Problem to solve:
Do not repeat pictures. Repeat exactly the lines of the listing below from its first line through the line with "from matplotlib.lines import Line2D".

Source data:
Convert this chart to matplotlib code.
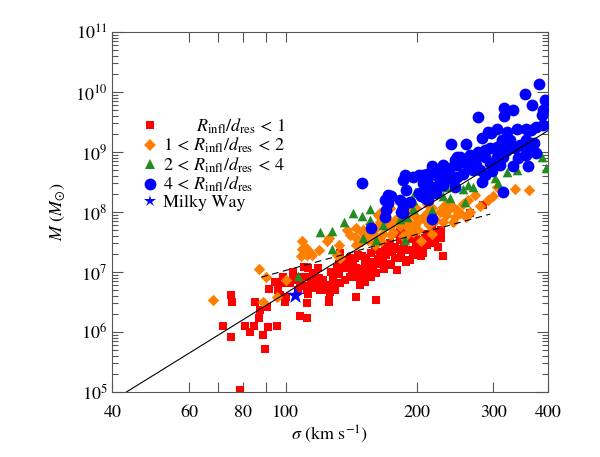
import matplotlib as mpl

mpl.use('Agg')

import matplotlib.pyplot as plt
import numpy as np
from matplotlib.ticker import FixedLocator, FixedFormatter, LogFormatterMathtext, NullFormatter
from matplotlib.lines import Line2D

# (sigma [km/s], log10 M [Msun])
red_pts = [
    (75, 6.62), (75.5, 6.50), (72, 6.10), (75, 5.91), (78.6, 5.03), (80.7, 6.10),
    (82.9, 6.00), (84.7, 6.10), (85.1, 6.50), (87, 6.23), (87.4, 6.37), (88.6, 5.95),
    (89.8, 5.72), (90.6, 6.42), (91, 6.09), (91.8, 6.71), (95.5, 6.10), (94.6, 6.84),
    (96.2, 6.70), (97.2, 6.62), (98.9, 6.92), (99.8, 6.50), (100.5, 6.59), (98, 6.81),
    (102.4, 6.81), (104, 6.87), (104, 7.00), (106.8, 6.70), (108, 6.81), (108, 6.27),
    (111.8, 6.48), (111, 6.92), (110, 7.09), (111.8, 6.23), (112.6, 6.64), (113.8, 6.76),
    (114.7, 6.87), (118.6, 6.73), (120, 6.70), (122, 6.81), (124.5, 6.70), (115.6, 6.98),
    (118.6, 7.06), (119.3, 6.90), (125.5, 6.50), (106.8, 6.92), (112.6, 7.06),
    (109, 6.76), (111.8, 6.70), (116.9, 6.73), (119.3, 6.84), (122, 6.87), (124.5, 6.78),
    (126.5, 6.67), (128.6, 6.84), (128.6, 6.95), (131, 7.06), (132.6, 7.14), (135, 7.09),
    (138.5, 7.06), (140.5, 7.14), (141.8, 7.00), (145.3, 7.06), (144.3, 6.92), (148.2, 6.98),
    (150.7, 6.87), (152, 6.84), (148.2, 6.78), (144.3, 7.23), (146.8, 7.28), (149.5, 7.26),
    (152, 7.14), (153.4, 7.23), (156, 7.17), (158.5, 7.09), (161.6, 6.98), (157.4, 7.31),
    (160.4, 7.37), (164.7, 7.34), (169, 7.42), (172, 7.37), (173.6, 7.48), (178.3, 7.42),
    (180, 7.64), (183, 7.53), (184.5, 7.31), (189.5, 7.37), (194.5, 7.37), (196, 7.28),
    (199.5, 7.45), (203, 7.39), (207, 7.31), (211, 7.48), (211, 7.64), (201, 7.53),
    (193, 7.20), (180, 7.03), (167.5, 7.20), (164.7, 7.14), (172, 7.14), (140.5, 6.92),
    (137, 6.87), (133.3, 6.81), (130, 6.70), (125.5, 6.53), (145.3, 6.59), (161.6, 6.53),
    (133.3, 7.31), (140.5, 7.23),
    (167.5, 7.31), (178.3, 7.23), (183, 7.23), (189.5, 7.17), (178.3, 7.39), (184.5, 7.39),
    (183, 7.64), (199.5, 7.37), (207, 7.34), (211, 7.45), (214, 7.48), (209, 7.56),
    (205, 7.26), (216, 7.59), (228, 7.59), (228, 7.70), (230, 7.26), (265, 7.98),
    (284, 8.12), (183, 7.67), (189.5, 7.20), (203, 7.48), (216, 7.48), (222, 7.67),
    (228, 7.56), (217, 7.73), (196, 7.62), (189.5, 7.67), (228, 7.64), (212, 7.51),
    (136, 7.20), (143, 7.12), (150, 7.05), (155, 7.00), (163, 7.22), (170, 7.28),
    (176, 7.33), (187, 7.47), (193, 7.55), (199, 7.60), (220, 7.55), (224, 7.42),
    (117, 6.95), (127, 7.00), (133, 6.96), (157, 6.92), (168, 7.05), (175, 7.12),
]

orange_pts = [
    (68.3, 6.53), (87, 7.05), (90, 6.91), (89, 6.50), (100.5, 6.87), (95.5, 6.59),
    (108.5, 7.26), (111, 7.42), (115, 7.28), (119.3, 7.37), (124.5, 7.51), (132.6, 7.45),
    (131, 7.28), (109, 7.51), (112.6, 7.37), (125.5, 7.56), (133.3, 7.23), (138.5, 7.70),
    (140.5, 7.62), (145.3, 7.73), (150.7, 7.70), (152, 7.62), (162.8, 7.95), (164.7, 7.84),
    (170.5, 7.92), (173.6, 7.76), (178.3, 7.87), (158.5, 7.53), (175, 7.62), (109, 7.39),
    (111.8, 7.28), (144.3, 7.59), (149.5, 7.67), (149.5, 7.51), (145.3, 7.45), (154.7, 7.53),
    (158.5, 7.64), (161.6, 7.73), (164.7, 7.59), (167.5, 7.64), (169, 7.76), (173.6, 7.81),
    (176.4, 7.67), (180, 7.87), (183, 7.76), (186.2, 7.89), (191, 7.73), (193, 7.81),
    (196, 7.67), (203, 7.87), (207, 7.92), (211, 7.98), (205, 7.51), (160.4, 7.45),
    (272, 8.28), (291, 8.20), (299, 8.26), (305, 8.42), (336, 8.38), (362, 8.36),
    (255, 8.14), (260, 7.92), (265, 8.00), (251, 7.98), (245, 7.92), (238, 8.06),
    (230, 8.09), (234, 7.95), (226, 8.00), (217, 8.06), (222, 7.87), (242, 7.84),
    (230, 7.84), (209, 7.87), (199.5, 7.92), (198, 7.78), (201, 7.70), (189.5, 7.62),
    (196, 8.06), (217, 7.64), (164.7, 7.98), (173.6, 8.06), (193, 8.00), (199.5, 8.06),
    (211, 8.14), (234, 8.14), (242, 8.09), (166, 7.51), (189.5, 7.78),
    (156, 7.80), (186, 7.60), (213, 7.78), (248, 8.03), (280, 8.10), (263, 8.20),
]

green_pts = [
    (106.8, 6.93), (128, 7.38), (119.8, 7.67), (128, 7.68), (136.4, 7.83), (143, 7.99),
    (150, 7.93), (156, 8.05), (156, 7.86), (150.7, 7.56), (161.6, 7.53), (167.5, 7.78),
    (188, 7.54), (183, 7.89), (196, 8.05), (196, 8.20), (209, 8.48), (230, 8.26),
    (238, 8.23), (234, 8.42), (238, 8.50), (258, 8.17), (255, 8.38), (262, 8.45),
    (269, 8.41), (289, 8.64), (302, 8.56), (307, 8.48), (323, 8.66), (340, 8.70),
    (387, 8.91), (396, 8.73), (217, 8.03), (198, 8.34), (190, 7.91), (210, 8.50),
]

blue_pts = [
    (149.5, 8.48), (188, 8.62), (186, 8.53), (189, 8.37), (172, 8.28), (175, 8.26),
    (169, 8.20), (172, 8.15), (170.5, 8.03), (169, 7.92), (183, 8.20), (186, 8.09),
    (193, 8.17), (184.5, 8.00), (207, 8.62), (211, 8.64), (157.4, 7.73), (205, 8.26),
    (212, 8.20), (186, 8.15), (196, 8.59), (203, 8.62), (211, 8.53), (207, 8.48),
    (211, 8.37), (203, 8.31), (209, 8.23), (217, 8.42), (222, 8.31), (230, 8.45),
    (234, 8.67), (238, 8.73), (245, 8.87), (248, 8.78), (251, 8.92), (260, 8.84),
    (265, 8.95), (272, 8.89), (274, 8.78), (279, 8.70), (283, 8.50), (287, 8.62),
    (294, 8.81), (305, 8.92), (310, 8.78), (269, 8.70), (255, 8.64), (247, 8.59),
    (245, 8.42), (238, 8.56), (224, 8.70), (217, 8.76), (230, 8.78), (222, 8.62),
    (333, 8.76), (360, 8.76), (357, 8.95), (376, 8.98), (315, 8.34), (217, 7.89),
    (382, 10.14), (355, 9.97), (367, 9.78), (394, 9.87), (391, 9.70), (387, 9.62),
    (317, 9.73), (333, 9.70), (318, 9.60), (276, 9.58), (240, 9.14), (260, 9.13),
    (283, 9.23), (291, 9.34), (297, 9.31), (305, 9.39), (322, 9.34), (340, 9.39),
    (327, 9.20), (314, 9.20), (305, 9.09), (294, 9.06), (287, 9.03), (357, 9.39),
    (366, 9.37), (376, 9.42), (391, 9.45), (357, 9.20), (345, 9.12), (364, 9.06),
    (354, 8.95), (247, 8.92), (255, 8.89), (268, 8.87), (277, 9.00), (287, 8.92),
    (310, 9.03), (322, 9.03), (336, 9.06), (315, 8.92), (405, 9.85), (410, 9.45),
    (186, 7.98), (226, 8.52), (262, 8.76), (298, 8.68), (342, 8.90), (372, 9.15),
]

milky_way = (105, 6.62)

# M-sigma fit (solid) and resolution limit (dashed)
fit_logm0, fit_slope, fit_sigma0 = 8.0, 4.5, 200.0
res_logm0, res_slope, res_sigma0 = 7.0, 2.0, 97.0
res_range = (88, 295)

labels = [r"$\qquad\;\; R_{\rm infl}/d_{\rm res}\, <\, 1$",
          r"$1\, <\, R_{\rm infl}/d_{\rm res}\, <\, 2$",
          r"$2\, <\, R_{\rm infl}/d_{\rm res}\, <\, 4$",
          r"$4\, <\, R_{\rm infl}/d_{\rm res}$",
          "Milky Way"]

x_major = [40, 60, 80, 100, 200, 300, 400]
x_minor = [70, 90]
y_major = [1e5, 1e6, 1e7, 1e8, 1e9, 1e10, 1e11]


def split(pts):
    s, m = zip(*pts)
    return np.array(s), 10 ** np.array(m)


def main():
    plt.rcParams['font.family'] = ['STIXGeneral', 'DejaVu Serif']
    plt.rcParams['mathtext.fontset'] = 'stix'
    plt.rcParams['font.size'] = 13

    fig = plt.figure(figsize=(6.0, 4.57), dpi=100)
    ax = fig.add_axes([0.187, 0.142, 0.726, 0.788])

    red, orange, green, blue = '#ff0000', '#ff8000', '#228b22', '#0000ff'

    s, m = split(red_pts)
    ax.scatter(s, m, marker='s', s=34, color=red, linewidths=0, zorder=2)
    s, m = split(orange_pts)
    ax.scatter(s, m, marker='D', s=34, color=orange, linewidths=0, zorder=3)
    s, m = split(green_pts)
    ax.scatter(s, m, marker='^', s=48, color=green, linewidths=0, zorder=4)
    s, m = split(blue_pts)
    ax.scatter(s, m, marker='o', s=72, color=blue, linewidths=0, zorder=5)
    ax.scatter([milky_way[0]], [10 ** milky_way[1]], marker='*', s=170,
               color=blue, linewidths=0, zorder=6)

    sig = np.logspace(np.log10(40), np.log10(400), 200)
    ax.plot(sig, 10 ** (fit_logm0 + fit_slope * np.log10(sig / fit_sigma0)),
            color='k', lw=0.8, zorder=7)
    sig = np.logspace(np.log10(res_range[0]), np.log10(res_range[1]), 100)
    ax.plot(sig, 10 ** (res_logm0 + res_slope * np.log10(sig / res_sigma0)),
            color='k', lw=0.8, ls=(0, (6, 4)), zorder=7)

    ax.set_xscale('log')
    ax.set_yscale('log')
    ax.set_xlim(40, 400)
    ax.set_ylim(1e5, 1e11)

    ax.xaxis.set_major_locator(FixedLocator(x_major))
    ax.xaxis.set_major_formatter(FixedFormatter([str(v) for v in x_major]))
    ax.xaxis.set_minor_locator(FixedLocator(x_minor))
    ax.xaxis.set_minor_formatter(NullFormatter())
    ax.yaxis.set_major_locator(FixedLocator(y_major))
    ax.yaxis.set_major_formatter(LogFormatterMathtext())
    y_minor = [k * d for d in y_major[:-1] for k in range(2, 10)]
    ax.yaxis.set_minor_locator(FixedLocator(y_minor))
    ax.yaxis.set_minor_formatter(NullFormatter())

    ax.tick_params(which='both', direction='in', top=True, right=True,
                   color='#555555', labelsize=13)
    ax.tick_params(axis='x', which='both', length=7, width=0.8, pad=9)
    ax.tick_params(axis='y', which='major', length=8, width=0.8)
    ax.tick_params(axis='y', which='minor', length=4, width=0.8)
    for sp in ax.spines.values():
        sp.set_color('#555555')
        sp.set_linewidth(0.8)

    ax.set_xlabel(r"$\sigma$ (km s$^{-1}$)", fontsize=13, labelpad=2)
    ax.set_ylabel(r"$M$ ($M_{\odot}$)", fontsize=13, labelpad=6)

    handles = [
        Line2D([], [], ls='', marker='s', ms=6, color=red, mew=0),
        Line2D([], [], ls='', marker='D', ms=6, color=orange, mew=0),
        Line2D([], [], ls='', marker='^', ms=7, color=green, mew=0),
        Line2D([], [], ls='', marker='o', ms=8.5, color=blue, mew=0),
        Line2D([], [], ls='', marker='*', ms=9, color=blue, mew=0),
    ]
    ax.legend(handles, labels, loc='upper left', bbox_to_anchor=(0.042, 0.79),
              frameon=False, fontsize=13, labelspacing=0.0, handletextpad=0.1,
              handlelength=1.2, borderpad=0)

    fig.savefig('out.png', dpi=100)


if __name__ == '__main__':
    main()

Written answer:
Convert this chart to matplotlib code.
import matplotlib as mpl

mpl.use('Agg')

import matplotlib.pyplot as plt
import numpy as np
from matplotlib.ticker import FixedLocator, FixedFormatter, LogFormatterMathtext, NullFormatter
from matplotlib.lines import Line2D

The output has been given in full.